Some considerable war purchases in the U. S. have been made and kept dark because of the sellers' craving anonymity; most big deals rumored have yet to be signed & sealed. Biggest is the French purchase of South American copper; 25,000 tons a month for six months. If it goes through, the deal will amount to $42,000,000, enrich U. S. coppermen with South American mines. The chief war orders whose existence could be confirmed last week were:

> $8,000,000 worth of ordnance, shells, torpedoes (at nearly $20,000 apiece) from a large East Coast manufacturer of steel mill machinery. Buyers: Russia, Turkey, France.

> Some 3,750 submachine guns ($750,000) from Thompson Automatic Arms Corp. Buyer: France.

> 6,000 horses ( 2/3 cavalry; 1/3 draft) from three Midwest commission firms. Buyer: France.

> 200,000 2 1/2 lb. army blankets (70% wool) from two Eastern textile manufacturers. Buyer: France.

> 5-6,000 trucks from Studebaker, White Motor and Yellow Truck & Coach. Buyer: France.

> 11,000,000 bushels (7 1/2% of the U. S. crop) of soybeans, which quintupled the 1933-38 export average. Main buyers: non-belligerents Holland and the Scandinavian countries.

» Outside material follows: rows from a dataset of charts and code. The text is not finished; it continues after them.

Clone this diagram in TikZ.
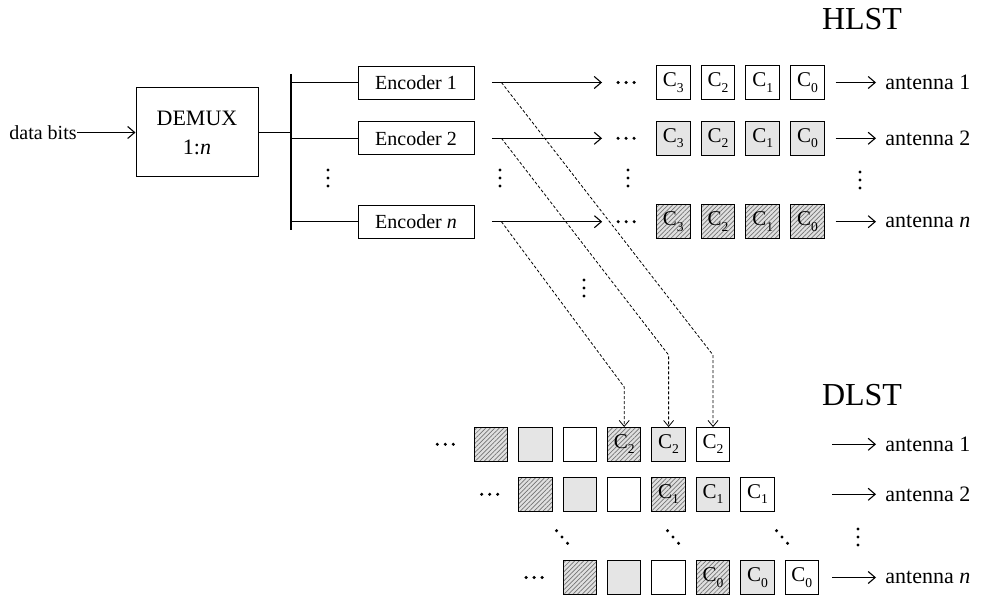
\documentclass[tikz,border=0pt]{standalone}
\usepackage{fontspec}
\setmainfont{Liberation Serif}
\usetikzlibrary{arrows.meta,patterns.meta,calc}

% code symbol with a small, lowered index
\newcommand\Csub[1]{C\raisebox{-0.55ex}{\fontsize{6.8}{7}\selectfont #1}}

\begin{document}
\begin{tikzpicture}[x=0.5pt,y=-0.5pt,
  encbox/.style={draw, line width=0.45pt, minimum width=58pt, minimum height=16.5pt,
    inner sep=0pt, font=\fontsize{10}{12}\selectfont},
  cell/.style={draw, line width=0.5pt, minimum size=16.75pt, inner sep=0pt,
    font=\fontsize{10.5}{12}\selectfont},
  plain/.style={cell, fill=white},
  shaded/.style={cell, fill=black!10},
  hatched/.style={cell, preaction={fill=black!12},
    pattern={Lines[angle=45,distance=1.6pt,line width=0.35pt]}, pattern color=black!55},
  link/.style={line width=0.55pt, -{Straight Barb[length=3.5pt,width=6pt]}},
  feed/.style={line width=0.4pt, dash pattern=on 1.5pt off 1pt,
    -{Straight Barb[length=3pt,width=5pt]}},
  ant/.style={anchor=west, inner sep=0pt, font=\fontsize{11}{13}\selectfont},
  title/.style={font=\fontsize{16}{18}\selectfont},
  dotr/.style={radius=0.85pt},
]
\useasboundingbox (0,0) rectangle (984,597);

% ---------- input, demultiplexer, encoders ----------
\node[anchor=east, inner sep=0pt, font=\fontsize{10}{12}\selectfont] (bits) at (77,132.5) {data bits};
\node[draw, line width=0.5pt, minimum width=61pt, minimum height=44.5pt, inner sep=0pt,
      align=center, font=\fontsize{11}{14.5}\selectfont] (demux) at (197,132.5) {DEMUX\\1:\textit{n}};
\draw[link] (bits.east) -- (demux.west);

\coordinate (bustop) at (291,74);
\coordinate (busbot) at (291,230);
\draw[line width=0.6pt] (bustop) -- (busbot);
\draw[line width=0.5pt] (demux.east) -- (demux.east -| bustop);

\node[encbox] (enc1) at (416,82.5) {Encoder 1};
\node[encbox] (enc2) at (416,138.3) {Encoder 2};
\node[encbox] (encn) at (416,221.7) {Encoder \textit{n}};
\foreach \e in {enc1,enc2,encn}
  \draw[line width=0.5pt] (\e.west -| bustop) -- (\e.west);

% ---------- HLST ----------
\node[title] (hlst) at (862,19) {HLST};
\foreach \r/\st/\yy in {1/plain/82.5, 2/shaded/138.3, n/hatched/221.7} {
  \foreach \k/\d in {1/3,2/2,3/1,4/0} {
    \node[\st] (h\r c\d) at ({673.3+44.7*(\k-1)}, \yy) {\Csub{\d}};
  }
}
\foreach \e/\r in {enc1/1, enc2/2, encn/n} {
  \draw[link] ($(\e.east)+(17.5,0)$) -- ($(h\r c3.west)+(-54,0)$);
  \foreach \dx in {-8,0,8}
    \fill ($(h\r c3.west)+(-30+\dx,0)$) circle[dotr];
}
\node[ant] (ha1) at (885,82.5) {antenna 1};
\node[ant] (ha2) at (885,138.3) {antenna 2};
\node[ant] (han) at (885,221.7) {antenna \textit{n}};
\foreach \r/\a in {1/ha1, 2/ha2, n/han}
  \draw[link, shorten >=4.5pt] ($(h\r c0.east)+(11,0)$) -- (\a.west);

% vertical ellipses
\foreach \x/\y in {328/178, 500/178, 628/178, 860/180, 584/288, 858/537}
  \foreach \dy in {-8,0,8}
    \fill (\x,\y+\dy) circle[dotr];

% ---------- DLST ----------
\node[title] (dlst) at (862,395) {DLST};
\foreach \r/\s/\d/\yy in {1/0/2/444.3, 2/1/1/494.3, n/2/0/577.5} {
  \foreach \k/\st/\txt in {1/hatched/{}, 2/shaded/{}, 3/plain/{},
                           4/hatched/\Csub{\d}, 5/shaded/\Csub{\d}, 6/plain/\Csub{\d}} {
    \node[\st] (dl\r c\k) at ({491+44.4*(\s+\k-1)}, \yy) {\txt};
  }
  \foreach \dx in {-8,0,8}
    \fill ($(dl\r c1.west)+(-28.5+\dx,0)$) circle[dotr];
}
% diagonal ellipses
\foreach \x in {562, 673, 782}
  \foreach \t in {-1,0,1}
    \fill (\x+5.5*\t, 537+6.3*\t) circle[dotr];

\coordinate (dstart) at (832,0);
\node[ant] (da1) at (885,444.3) {antenna 1};
\node[ant] (da2) at (885,494.3) {antenna 2};
\node[ant] (dan) at (885,577.5) {antenna \textit{n}};
\foreach \a in {da1, da2, dan}
  \draw[link, shorten >=4.5pt] (dstart |- \a.west) -- (\a.west);

% ---------- symbol routing from encoders to DLST slots ----------
\coordinate (kneeA) at (0,355);
\coordinate (kneeB) at (0,387);
\draw[feed] ($(enc1.east)+(27,0)$) -- (dl1c6.north |- kneeA) -- (dl1c6.north);
\draw[feed] ($(enc2.east)+(27,0)$) -- (dl1c5.north |- kneeA) -- (dl1c5.north);
\draw[feed] ($(encn.east)+(27,0)$) -- (dl1c4.north |- kneeB) -- (dl1c4.north);
\end{tikzpicture}
\end{document}
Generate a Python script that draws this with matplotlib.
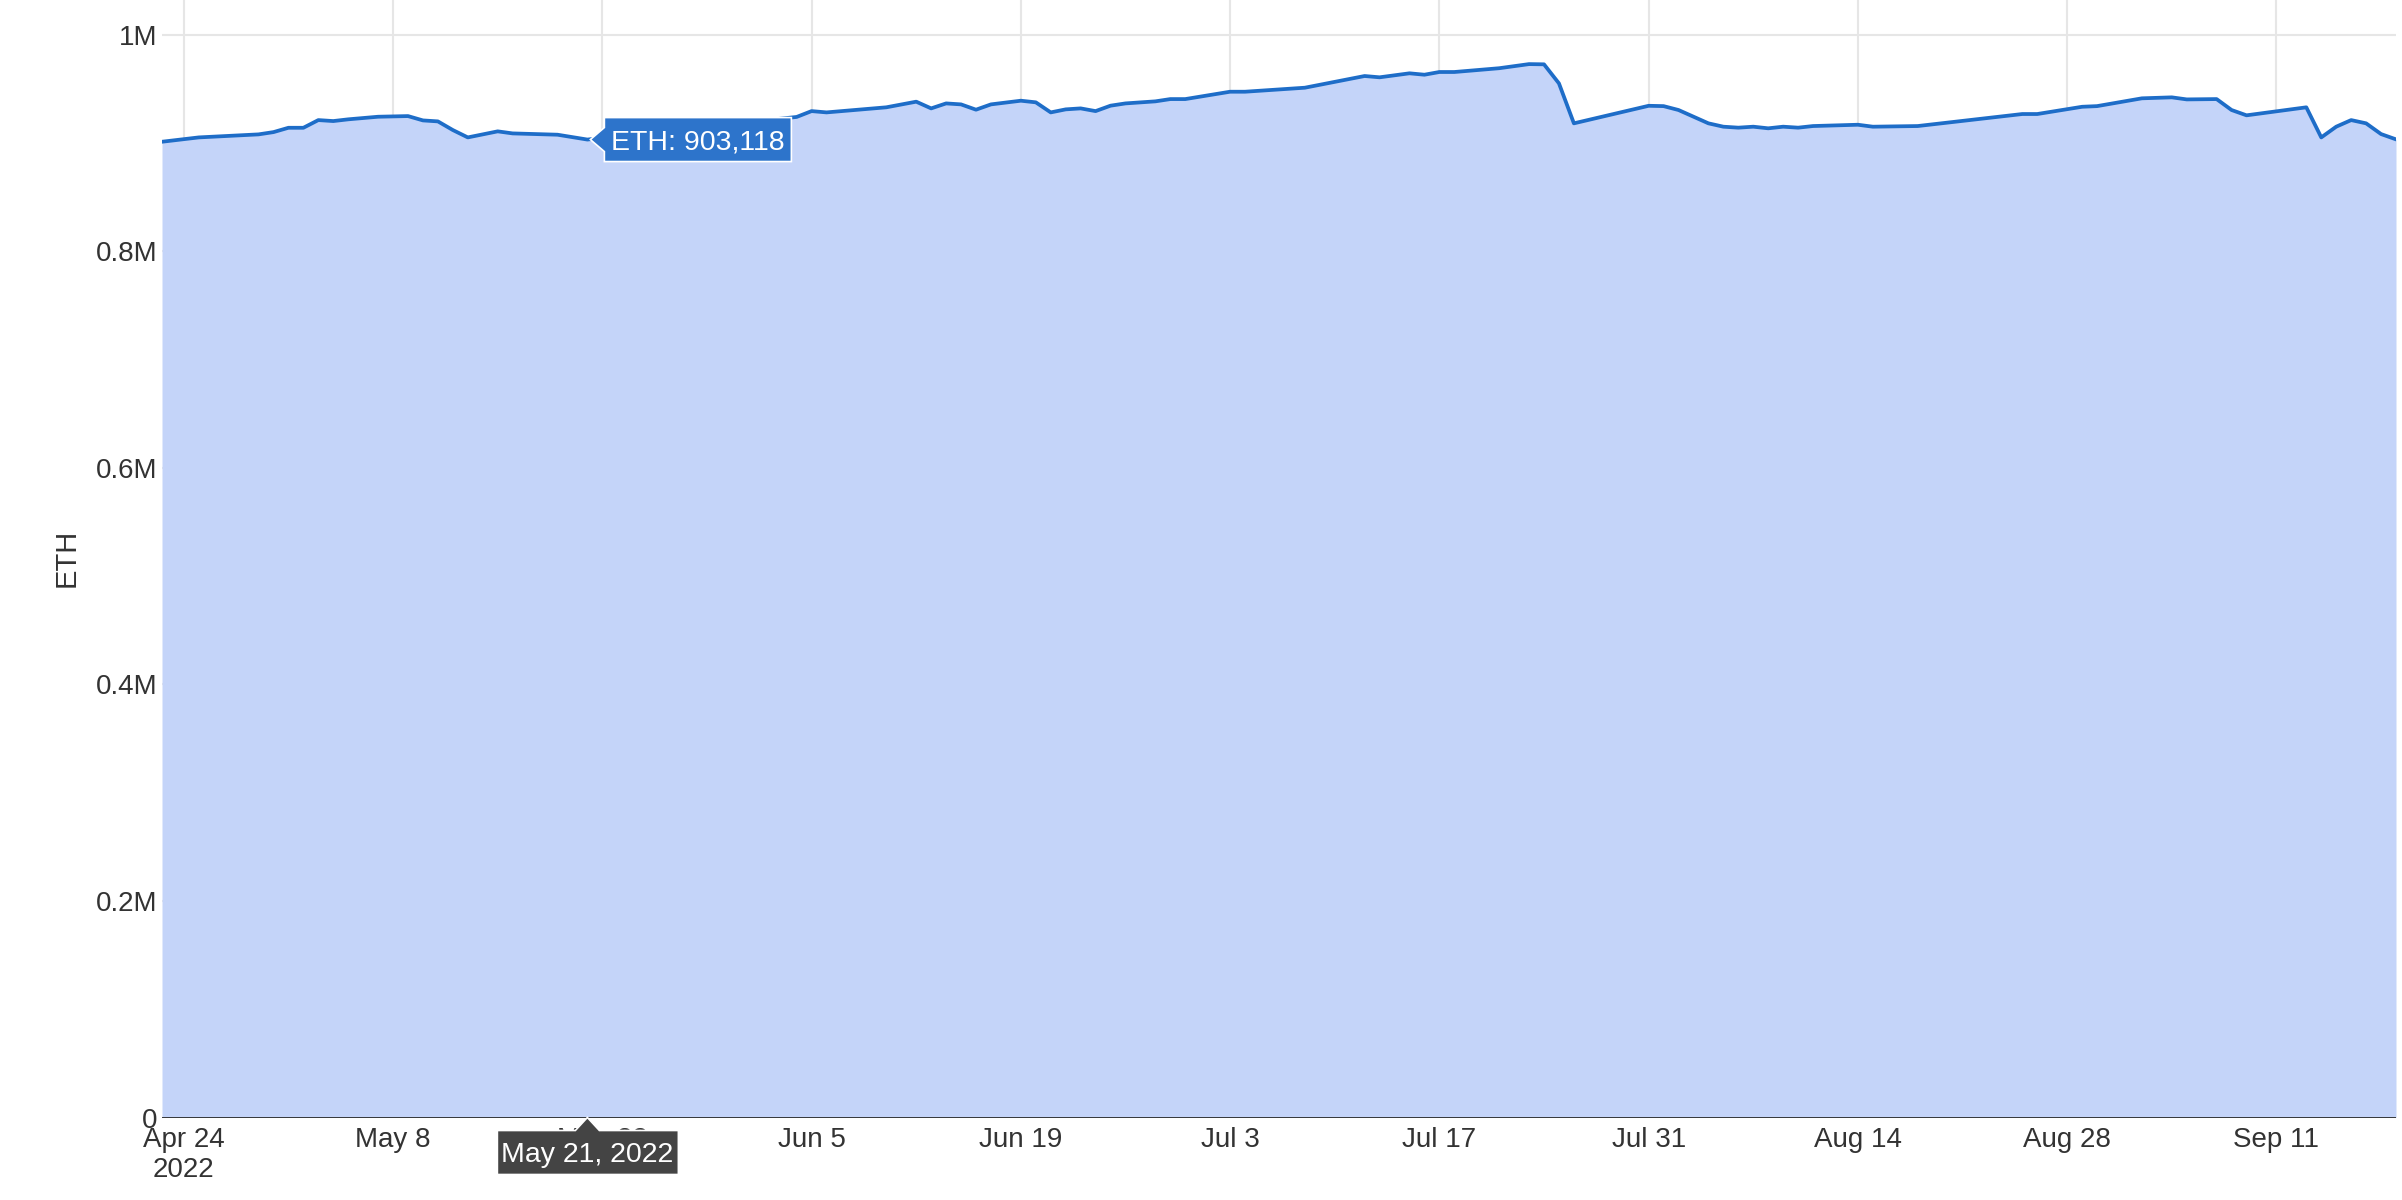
import matplotlib.pyplot as plt
import matplotlib.patches as mpatches
import matplotlib.dates as mdates
import pandas as pd

# ETH balance (vertices of the line)
dates = [
    "2022-04-22 13:00", "2022-04-25", "2022-04-29", "2022-04-30", "2022-05-01", "2022-05-02",
    "2022-05-03", "2022-05-04", "2022-05-05", "2022-05-07", "2022-05-09", "2022-05-10",
    "2022-05-11", "2022-05-12", "2022-05-13", "2022-05-15", "2022-05-16", "2022-05-19",
    "2022-05-21", "2022-06-04", "2022-06-05", "2022-06-06", "2022-06-10", "2022-06-12",
    "2022-06-13", "2022-06-14", "2022-06-15", "2022-06-16", "2022-06-17", "2022-06-19",
    "2022-06-20", "2022-06-21", "2022-06-22", "2022-06-23", "2022-06-24", "2022-06-25",
    "2022-06-26", "2022-06-28", "2022-06-29", "2022-06-30", "2022-07-03", "2022-07-04",
    "2022-07-08", "2022-07-12", "2022-07-13", "2022-07-15", "2022-07-16", "2022-07-17",
    "2022-07-18", "2022-07-21", "2022-07-23", "2022-07-24", "2022-07-25", "2022-07-26",
    "2022-07-31", "2022-08-01", "2022-08-02", "2022-08-04", "2022-08-05", "2022-08-06",
    "2022-08-07", "2022-08-08", "2022-08-09", "2022-08-10", "2022-08-11", "2022-08-14",
    "2022-08-15", "2022-08-18", "2022-08-25", "2022-08-26", "2022-08-29", "2022-08-30",
    "2022-09-02", "2022-09-04", "2022-09-05", "2022-09-07", "2022-09-08", "2022-09-09",
    "2022-09-13", "2022-09-14", "2022-09-15", "2022-09-16", "2022-09-17", "2022-09-18",
    "2022-09-19",
]
eth = [
    901100, 905100, 907900, 910000, 914000, 914000,
    921100, 920200, 921800, 924200, 924800, 920800,
    919900, 911900, 905100, 910700, 908800, 907600,
    903118, 924000, 929400, 928200, 932900, 938100,
    931900, 936500, 935600, 930700, 935600, 939000,
    937500, 928200, 931000, 931900, 929400, 934400,
    936500, 938400, 940500, 940500, 947300, 947300,
    951000, 961800, 960600, 964300, 963000, 965500,
    965500, 969000, 972800, 972600, 955000, 918100,
    934300, 934000, 930400, 918100, 915000, 914100,
    915000, 913500, 915000, 914100, 915600, 916800,
    915000, 915600, 926700, 926700, 933400, 934000,
    941200, 942100, 940200, 940500, 930400, 925500,
    932900, 905100, 915000, 921100, 918100, 908200,
    903300,
]

tick_dates = ["2022-04-24", "2022-05-08", "2022-05-22", "2022-06-05", "2022-06-19", "2022-07-03",
              "2022-07-17", "2022-07-31", "2022-08-14", "2022-08-28", "2022-09-11"]
tick_labels = ["Apr 24\n2022", "May 8", "May 22", "Jun 5", "Jun 19", "Jul 3",
               "Jul 17", "Jul 31", "Aug 14", "Aug 28", "Sep 11"]
y_ticks = [0, 200000, 400000, 600000, 800000, 1000000]
y_labels = ["0", "0.2M", "0.4M", "0.6M", "0.8M", "1M"]

hover_date = "2022-05-21"
hover_text = "ETH: 903,118"
hover_label = "May 21, 2022"

W, H = 2402, 1200
plt.rcParams['font.family'] = ['Liberation Sans', 'DejaVu Sans']
text_color = '#333333'

x = pd.to_datetime(dates, format='mixed')
fig = plt.figure(figsize=(W / 100, H / 100), dpi=100)
ax = fig.add_axes([162 / W, 82.5 / H, (2396 - 162) / W, 1117.5 / H])

ax.fill_between(x, eth, color='#c4d4f9', lw=0, zorder=2)
ax.plot(x, eth, color='#1e6dc8', lw=2.7, zorder=3)
ax.axhline(0, color='#2b2b2b', lw=1.3, zorder=4)

ax.set_xlim(x[0], x[-1])
ax.set_ylim(0, 1032000)
ax.set_xticks(pd.to_datetime(tick_dates))
ax.set_xticklabels(tick_labels)
ax.set_yticks(y_ticks)
ax.set_yticklabels(y_labels)
ax.tick_params(axis='both', length=0, labelsize=20, labelcolor=text_color)
ax.tick_params(axis='x', pad=7)
ax.tick_params(axis='y', pad=3)
ax.grid(True, color='#e6e6e6', lw=1.5, zorder=0)
ax.set_axisbelow(True)
for s in ax.spines.values():
    s.set_visible(False)

fig.text(67 / W, (H - 558) / H, "ETH", rotation=90, fontsize=21, color=text_color,
         ha='center', va='center')

# hover labels, placed from the hovered point
hx = mdates.date2num(pd.Timestamp(hover_date))
px, py = ax.transData.transform((hx, eth[dates.index(hover_date)]))
box = [(px + 3, py), (px + 17, py + 12), (px + 17, py + 22), (px + 204, py + 22),
       (px + 204, py - 22), (px + 17, py - 22), (px + 17, py - 12)]
fig.add_artist(mpatches.Polygon([(a / W, b / H) for a, b in box], closed=True,
                                transform=fig.transFigure, facecolor='#2d74cb',
                                edgecolor='white', lw=1.2, zorder=5))
fig.text((px + 110.5) / W, py / H, hover_text, color='white', fontsize=20.5,
         ha='center', va='center_baseline', zorder=6)

base = 82.5
dbox = [(px, base), (px + 12, base - 13), (px + 91, base - 13), (px + 91, base - 57),
        (px - 90, base - 57), (px - 90, base - 13), (px - 12, base - 13)]
fig.add_artist(mpatches.Polygon([(a / W, b / H) for a, b in dbox], closed=True,
                                transform=fig.transFigure, facecolor='#444444',
                                edgecolor='white', lw=1.2, zorder=5))
fig.text(px / W, (base - 35) / H, hover_label, color='white', fontsize=20.5,
         ha='center', va='center_baseline', zorder=6)

fig.savefig('out.png', dpi=100)
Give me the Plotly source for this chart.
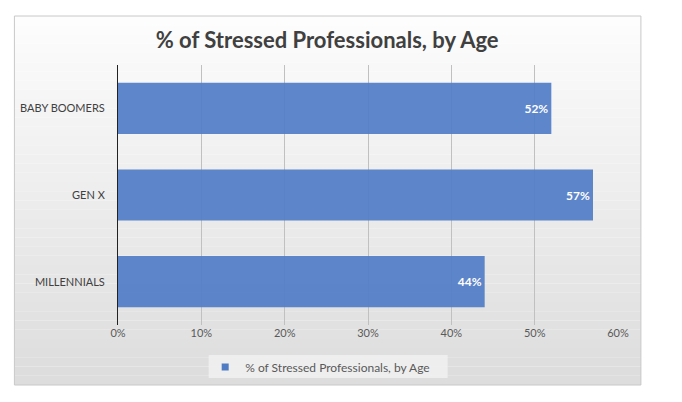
import plotly.graph_objs as go

categories = ["MILLENNIALS", "GEN X", "BABY BOOMERS"]
values = [0.44, 0.57, 0.52]
tick_vals = [0, 0.1, 0.2, 0.3, 0.4, 0.5, 0.6]
tick_text = ["0%", "10%", "20%", "30%", "40%", "50%", "60%"]
series_name = "% of Stressed Professionals, by Age"

# page has an 8px body margin, so the figure is laid out 8px smaller/shifted
OFF = 8
W, H = 682 - OFF, 402 - OFF
L, R, T, B = 116 - OFF, 618 - OFF, 65 - OFF, 325 - OFF


def px_x(p):
    return (p - OFF - L) / (R - L)


def px_y(p):
    return (B - (p - OFF)) / (B - T)


# chart frame with a soft top-to-bottom gradient
shapes = []
n = 40
top, bottom = 16, 385
for i in range(n):
    y0 = top + (bottom - top) * i / n
    y1 = top + (bottom - top) * (i + 1) / n
    c = int(253 - 32 * (i / (n - 1)))
    shapes.append(dict(type="rect", xref="paper", yref="paper", layer="below",
                       x0=px_x(12), x1=px_x(641), y0=px_y(y1), y1=px_y(y0),
                       line=dict(width=0), fillcolor=f"rgb({c},{c},{c})"))
shapes.append(dict(type="rect", xref="paper", yref="paper", layer="below",
                   x0=px_x(12), x1=px_x(641), y0=px_y(385), y1=px_y(16),
                   line=dict(color="#c8c8c8", width=1), fillcolor="rgba(0,0,0,0)"))
# legend box
shapes.append(dict(type="rect", xref="paper", yref="paper", layer="below",
                   x0=px_x(207), x1=px_x(447), y0=px_y(378), y1=px_y(355),
                   line=dict(width=0), fillcolor="rgba(240,240,240,0.9)"))

fig = go.Figure(data=[
    go.Bar(y=categories, x=values, orientation="h", name=series_name,
           marker=dict(color="rgba(82,125,198,0.93)", line=dict(width=0)),
           text=[f"{v:.0%}" for v in values], textposition="inside",
           insidetextanchor="end",
           textfont=dict(family="Lato", size=12, color="white", weight="bold"),
           showlegend=False),
    # small square legend key, like the original
    go.Scatter(x=[None], y=[None], mode="markers", name=series_name,
               marker=dict(symbol="square", size=7, color="#4f7bc4"),
               showlegend=True),
])

fig.update_layout(
    width=W, height=H,
    margin=dict(l=L, r=W - R, t=T, b=H - B),
    paper_bgcolor="white",
    plot_bgcolor="rgba(0,0,0,0)",
    title=dict(text="<b>% of Stressed Professionals, by Age</b>",
               x=px_x(326), xref="paper", xanchor="center",
               y=1 - (40 - OFF) / H, yanchor="middle",
               font=dict(family="Lato", size=22, color="#404040")),
    bargap=0.41,
    shapes=shapes,
    showlegend=True,
    legend=dict(orientation="h", x=px_x(319), xanchor="center",
                y=px_y(367), yanchor="middle",
                bgcolor="rgba(0,0,0,0)",
                font=dict(family="Lato", size=12, color="#595959"),
                itemwidth=30),
    font=dict(family="Lato", size=11, color="#595959"),
)

fig.update_xaxes(range=[0, 0.6], tickvals=tick_vals, ticktext=tick_text,
                 showgrid=True, gridcolor="#c0c0c0", gridwidth=1,
                 zeroline=False, showline=False, ticks="",
                 tickfont=dict(family="Lato", size=11, color="#595959"),
                 fixedrange=True)
fig.update_yaxes(showline=True, linecolor="#222222", linewidth=1,
                 showgrid=False, ticks="", ticklabelstandoff=10,
                 tickfont=dict(family="Lato", size=11, color="#404040"),
                 fixedrange=True)

fig.write_html("out.html")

>Airplanes, parts and motors from planemakers: United Aircraft, $70,000,000; Curtiss-Wright, $60,000,000; Douglas Aircraft, $30,000,000; Lockheed, $6,000,000; Republic Aviation, $4,000,000. Big buyers: France and Britain. Little buyers: Sweden ($4,000,000), Iraq ($500,000).

Significantly, some Pacific Coast planemakers guessed that belligerent purchases had already reached a peak in purchase of combat planes, that future orders would be mostly for training ships. Reason: rising British home production and a growing disrespect for the Nazi airforce. Eastern planemakers, however, felt buying would increase when delivery could be assured. What a big German push on the Western Front would do was another matter.